Мы возвращаемся к этому странному положению дел. Прямое чувственное восприятие явления ничего не говорит нам о его объективной физической природе (или о том, что мы обычно называем этим термином), а потому должно быть с самого начала отброшено как неподходящий источник информации. Однако теоретическая картина, которую мы в конце концов наблюдаем, полностью зависит от сложного набора различных данных, полученных посредством прямого чувственного восприятия. Это восприятие основывается на данных, оно собирает их вместе – но нельзя сказать, что оно их содержит.

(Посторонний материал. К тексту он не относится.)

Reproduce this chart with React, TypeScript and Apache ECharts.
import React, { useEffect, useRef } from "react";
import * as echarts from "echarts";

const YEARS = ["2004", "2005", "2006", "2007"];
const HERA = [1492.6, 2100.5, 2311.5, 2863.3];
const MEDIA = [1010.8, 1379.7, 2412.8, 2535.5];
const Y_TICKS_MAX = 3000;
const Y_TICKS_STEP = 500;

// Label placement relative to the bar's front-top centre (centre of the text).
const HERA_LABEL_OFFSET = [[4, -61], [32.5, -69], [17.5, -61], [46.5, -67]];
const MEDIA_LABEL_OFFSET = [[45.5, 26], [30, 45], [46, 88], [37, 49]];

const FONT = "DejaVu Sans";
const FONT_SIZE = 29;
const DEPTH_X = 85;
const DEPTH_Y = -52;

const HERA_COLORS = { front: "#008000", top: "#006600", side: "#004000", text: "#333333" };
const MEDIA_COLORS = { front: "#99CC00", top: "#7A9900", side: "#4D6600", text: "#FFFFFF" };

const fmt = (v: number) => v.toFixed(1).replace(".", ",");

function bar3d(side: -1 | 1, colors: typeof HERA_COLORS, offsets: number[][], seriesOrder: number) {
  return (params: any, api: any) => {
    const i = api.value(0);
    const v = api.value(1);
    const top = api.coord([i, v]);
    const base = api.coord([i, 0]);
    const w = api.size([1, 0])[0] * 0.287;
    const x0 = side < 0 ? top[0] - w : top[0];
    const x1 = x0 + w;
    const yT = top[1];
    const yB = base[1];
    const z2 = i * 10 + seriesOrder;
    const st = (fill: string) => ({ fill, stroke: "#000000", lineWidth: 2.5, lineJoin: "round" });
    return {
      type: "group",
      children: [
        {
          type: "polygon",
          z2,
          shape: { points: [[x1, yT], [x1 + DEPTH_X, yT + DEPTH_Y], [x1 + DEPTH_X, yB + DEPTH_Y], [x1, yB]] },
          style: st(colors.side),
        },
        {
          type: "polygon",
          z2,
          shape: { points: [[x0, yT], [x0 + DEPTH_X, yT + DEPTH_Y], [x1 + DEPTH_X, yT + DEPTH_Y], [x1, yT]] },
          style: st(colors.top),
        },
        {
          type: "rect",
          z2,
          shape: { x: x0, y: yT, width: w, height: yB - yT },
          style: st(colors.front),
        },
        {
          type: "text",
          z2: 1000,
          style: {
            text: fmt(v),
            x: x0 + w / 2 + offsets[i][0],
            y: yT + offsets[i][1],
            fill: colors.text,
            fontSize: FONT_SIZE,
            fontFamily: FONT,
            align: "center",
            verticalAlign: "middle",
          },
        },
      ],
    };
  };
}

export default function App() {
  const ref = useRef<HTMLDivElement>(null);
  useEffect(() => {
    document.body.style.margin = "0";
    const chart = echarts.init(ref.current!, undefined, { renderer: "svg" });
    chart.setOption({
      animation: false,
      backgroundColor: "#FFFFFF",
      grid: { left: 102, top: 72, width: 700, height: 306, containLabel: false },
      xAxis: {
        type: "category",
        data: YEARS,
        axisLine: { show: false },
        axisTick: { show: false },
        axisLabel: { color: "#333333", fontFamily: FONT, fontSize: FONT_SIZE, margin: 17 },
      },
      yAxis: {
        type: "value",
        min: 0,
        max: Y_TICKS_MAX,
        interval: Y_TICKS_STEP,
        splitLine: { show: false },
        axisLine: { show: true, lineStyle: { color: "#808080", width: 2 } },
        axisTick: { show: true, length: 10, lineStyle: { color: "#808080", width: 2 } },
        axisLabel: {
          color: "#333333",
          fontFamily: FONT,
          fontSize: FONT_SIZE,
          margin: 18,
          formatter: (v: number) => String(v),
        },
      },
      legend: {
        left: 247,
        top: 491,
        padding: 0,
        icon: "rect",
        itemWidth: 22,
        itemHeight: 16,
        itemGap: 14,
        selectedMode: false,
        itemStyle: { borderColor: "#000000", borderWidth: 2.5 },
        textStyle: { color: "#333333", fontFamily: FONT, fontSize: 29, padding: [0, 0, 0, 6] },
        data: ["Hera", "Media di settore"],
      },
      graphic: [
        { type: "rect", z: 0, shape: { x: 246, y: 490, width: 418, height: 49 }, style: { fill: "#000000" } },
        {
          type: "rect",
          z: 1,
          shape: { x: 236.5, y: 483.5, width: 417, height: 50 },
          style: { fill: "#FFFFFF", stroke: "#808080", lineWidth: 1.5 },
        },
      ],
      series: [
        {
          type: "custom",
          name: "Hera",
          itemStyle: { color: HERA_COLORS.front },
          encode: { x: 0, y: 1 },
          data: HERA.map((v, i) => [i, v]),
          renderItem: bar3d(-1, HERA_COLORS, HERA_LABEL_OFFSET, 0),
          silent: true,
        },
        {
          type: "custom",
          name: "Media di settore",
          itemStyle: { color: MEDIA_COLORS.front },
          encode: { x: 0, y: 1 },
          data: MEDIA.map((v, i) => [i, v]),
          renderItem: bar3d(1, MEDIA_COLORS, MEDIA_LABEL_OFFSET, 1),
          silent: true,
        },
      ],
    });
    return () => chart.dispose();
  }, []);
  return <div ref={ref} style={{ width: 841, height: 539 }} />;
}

Пользуясь этой теоретической картиной, мы обычно забываем о них, разве что в самом общем смысле помним, что наше представление о световой волне не является причудливой выдумкой, а основано на эксперименте.

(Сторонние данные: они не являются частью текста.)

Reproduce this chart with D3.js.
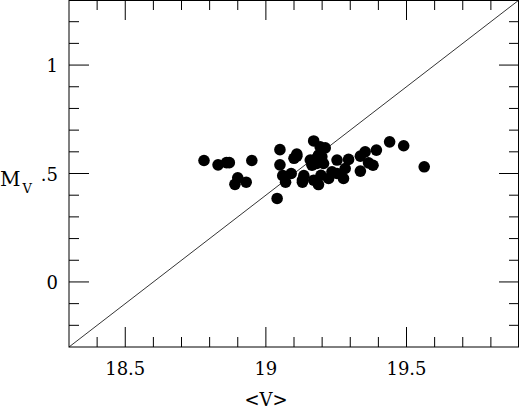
<!DOCTYPE html>
<html><head><meta charset="utf-8">
<script src="https://cdn.jsdelivr.net/npm/d3@7"></script>
<style>body{margin:0;background:#fff}text{font-family:"DejaVu Serif",serif;fill:#000}</style>
</head><body><svg id="c" width="520" height="413"></svg>
<script>
const vMean=[18.78,18.83,18.86,18.87,18.95,18.90,18.89,18.93,19.05,19.05,19.04,19.06,19.07,19.09,19.10,19.11,19.11,19.13,19.135,19.13,19.17,
19.158,19.164,19.176,19.187,19.193,19.211,19.199,19.181,19.170,19.187,19.196,19.205,19.223,19.235,19.253,19.253,19.276,19.282,19.294,19.336,19.353,19.393,19.336,19.365,19.381,19.44,19.49,19.563];
const mV=[0.56,0.54,0.55,0.55,0.56,0.48,0.45,0.46,0.61,0.54,0.385,0.49,0.46,0.50,0.57,0.59,0.58,0.47,0.49,0.46,0.65,
0.562,0.538,0.565,0.585,0.623,0.618,0.577,0.546,0.469,0.449,0.492,0.546,0.477,0.508,0.562,0.50,0.477,0.523,0.565,0.58,0.60,0.608,0.511,0.549,0.538,0.646,0.628,0.531];
const xTicks=[18.5,19,19.5], xLabels=["18.5","19","19.5"];
const yTicks=[0,0.5,1], yLabels=["0",".5","1"];
const svg=d3.select("#c");
const L=69,R=519,T=0,B=347;
const x=d3.scaleLinear().domain([18.3,19.9]).range([L,R]);
const y=d3.scaleLinear().domain([-0.3,1.3]).range([B,T]);
const g=svg.append("g");
g.append("rect").attr("x",L).attr("y",T+0.5).attr("width",R-L-0.5).attr("height",B-T-0.5).attr("fill","none").attr("stroke","#000");
const xm=d3.range(18.4,19.9,0.1).map(v=>+v.toFixed(1));
xm.forEach(v=>{const maj=Math.abs(v*2-Math.round(v*2))<1e-6;const len=maj?20:10;
 g.append("line").attr("x1",x(v)).attr("x2",x(v)).attr("y1",B).attr("y2",B-len).attr("stroke","#000");
 g.append("line").attr("x1",x(v)).attr("x2",x(v)).attr("y1",T).attr("y2",T+len).attr("stroke","#000");});
const ym=d3.range(-0.2,1.3,0.1).map(v=>+v.toFixed(1));
ym.forEach(v=>{const maj=Math.abs(v*2-Math.round(v*2))<1e-6;const len=maj?20:10;
 g.append("line").attr("y1",y(v)).attr("y2",y(v)).attr("x1",L).attr("x2",L+len).attr("stroke","#000");
 g.append("line").attr("y1",y(v)).attr("y2",y(v)).attr("x1",R).attr("x2",R-len).attr("stroke","#000");});
xTicks.forEach((v,i)=>g.append("text").attr("x",x(v)).attr("y",375).attr("text-anchor","middle").attr("font-size",18).text(xLabels[i]));
yTicks.forEach((v,i)=>g.append("text").attr("x",58).attr("y",y(v)+7).attr("text-anchor","end").attr("font-size",18).text(yLabels[i]));
g.append("line").attr("x1",x(18.3)).attr("y1",y(-0.3)).attr("x2",x(19.9)).attr("y2",y(1.3)).attr("stroke","#000").attr("stroke-width",0.8);
g.selectAll("circle").data(vMean).join("circle").attr("cx",d=>x(d)).attr("cy",(d,i)=>y(mV[i])).attr("r",5.8).attr("fill","#000");
g.append("text").attr("x",266).attr("y",406).attr("text-anchor","middle").attr("font-size",18).text("<V>");
const t=g.append("text").attr("x",0).attr("y",186).attr("font-size",20);
t.append("tspan").text("M");t.append("tspan").attr("font-size",13).attr("dy",7).attr("dx",2).text("V");
</script></body></html>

Я с удивлением обнаружил, что это прекрасно понимал великий Демокрит, живший в V веке до н. э. и не знавший о физических измерительных устройствах, хотя бы отдаленно похожих на те, о которых я вам рассказал.

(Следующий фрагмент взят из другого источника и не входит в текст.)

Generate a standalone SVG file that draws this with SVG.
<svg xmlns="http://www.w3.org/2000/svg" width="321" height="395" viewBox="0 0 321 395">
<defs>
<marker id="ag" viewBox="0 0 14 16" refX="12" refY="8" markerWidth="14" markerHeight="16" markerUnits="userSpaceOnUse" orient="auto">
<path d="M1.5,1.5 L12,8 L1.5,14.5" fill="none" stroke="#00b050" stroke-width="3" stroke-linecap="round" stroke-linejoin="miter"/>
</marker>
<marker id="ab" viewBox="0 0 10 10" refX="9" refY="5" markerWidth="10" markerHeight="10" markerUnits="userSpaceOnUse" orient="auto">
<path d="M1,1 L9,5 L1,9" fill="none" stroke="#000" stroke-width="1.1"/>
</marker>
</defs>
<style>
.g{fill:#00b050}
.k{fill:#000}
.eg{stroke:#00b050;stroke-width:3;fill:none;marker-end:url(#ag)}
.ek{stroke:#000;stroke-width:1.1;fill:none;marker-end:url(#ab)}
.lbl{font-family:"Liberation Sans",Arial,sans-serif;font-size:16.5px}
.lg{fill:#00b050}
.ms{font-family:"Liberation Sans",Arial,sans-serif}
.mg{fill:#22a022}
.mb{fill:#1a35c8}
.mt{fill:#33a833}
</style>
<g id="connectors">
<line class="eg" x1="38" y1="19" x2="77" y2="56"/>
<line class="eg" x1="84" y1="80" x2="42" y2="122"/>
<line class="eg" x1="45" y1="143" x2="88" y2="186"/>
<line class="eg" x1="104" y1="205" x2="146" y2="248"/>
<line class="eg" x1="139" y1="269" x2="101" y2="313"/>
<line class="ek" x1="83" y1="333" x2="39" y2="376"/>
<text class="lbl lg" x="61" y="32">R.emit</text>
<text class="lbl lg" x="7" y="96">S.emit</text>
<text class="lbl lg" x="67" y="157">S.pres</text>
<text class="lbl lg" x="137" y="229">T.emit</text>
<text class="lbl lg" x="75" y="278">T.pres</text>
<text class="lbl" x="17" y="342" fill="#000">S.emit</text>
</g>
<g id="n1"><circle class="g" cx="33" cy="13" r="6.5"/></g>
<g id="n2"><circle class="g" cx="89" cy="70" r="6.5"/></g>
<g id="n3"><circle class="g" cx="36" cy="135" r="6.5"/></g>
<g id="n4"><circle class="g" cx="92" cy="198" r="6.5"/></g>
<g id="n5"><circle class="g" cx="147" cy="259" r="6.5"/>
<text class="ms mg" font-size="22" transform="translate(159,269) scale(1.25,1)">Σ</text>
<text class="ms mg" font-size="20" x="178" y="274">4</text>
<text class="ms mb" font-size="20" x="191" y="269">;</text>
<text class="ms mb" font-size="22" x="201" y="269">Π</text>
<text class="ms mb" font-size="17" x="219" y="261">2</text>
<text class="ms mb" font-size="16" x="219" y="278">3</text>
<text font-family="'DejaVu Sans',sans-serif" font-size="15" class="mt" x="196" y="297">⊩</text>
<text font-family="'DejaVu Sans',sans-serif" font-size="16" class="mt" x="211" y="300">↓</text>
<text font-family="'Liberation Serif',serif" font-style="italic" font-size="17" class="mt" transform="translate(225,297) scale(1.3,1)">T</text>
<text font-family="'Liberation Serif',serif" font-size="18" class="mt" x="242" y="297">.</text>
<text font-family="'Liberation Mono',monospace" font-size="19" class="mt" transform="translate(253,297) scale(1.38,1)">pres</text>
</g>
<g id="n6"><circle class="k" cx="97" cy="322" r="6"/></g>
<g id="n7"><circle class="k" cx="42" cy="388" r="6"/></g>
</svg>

Гален сохранил для нас отрывок (Дильс, фр. 125), в котором Демокрит описывает спор интеллекта (διάνοια) с чувствами (αἰσθήσεις) о том, что «реально». Первый говорит: «Якобы существует цвет, якобы – сладость, якобы – горечь, а в действительности – лишь атомы и пустота», – на что последние отвечают: «Бедный интеллект, неужели ты надеешься победить нас, черпая у нас же свои доказательства? Твоя победа и есть твое поражение».
В этой главе я попытался при помощи простых примеров, предоставленных скромнейшей из наук, а именно физикой, сопоставить два общих факта: (а) все научное знание основывается на чувственном восприятии и (б) тем не менее сформированные таким образом научные представления о естественных процессах лишены каких-либо чувственных качеств, а следовательно, не могут их объяснить. Давайте подведем итоги.
Научные теории призваны помогать упорядочению наших наблюдений и экспериментальных открытий. Каждый ученый знает, насколько трудно запомнить даже ограниченный набор фактов, если на его основании не сформулирована хотя бы примитивная теоретическая картина. Неудивительно – и ни в коем случае не следует винить в этом авторов исходных статей или учебников, – что когда появляется приемлемая согласованная теория, авторы не представляют читателю голые факты, открытые ими, а принаряжают их в терминологию данной теории либо теорий. Процедура способствует упорядоченному запоминанию фактов, однако стирает различие между реальными наблюдениями и основанной на них теорией. А поскольку первые всегда являются результатом некоего чувственного восприятия, легко решить, будто теории объясняют чувственные качества, – чего они, разумеется, никогда не делают.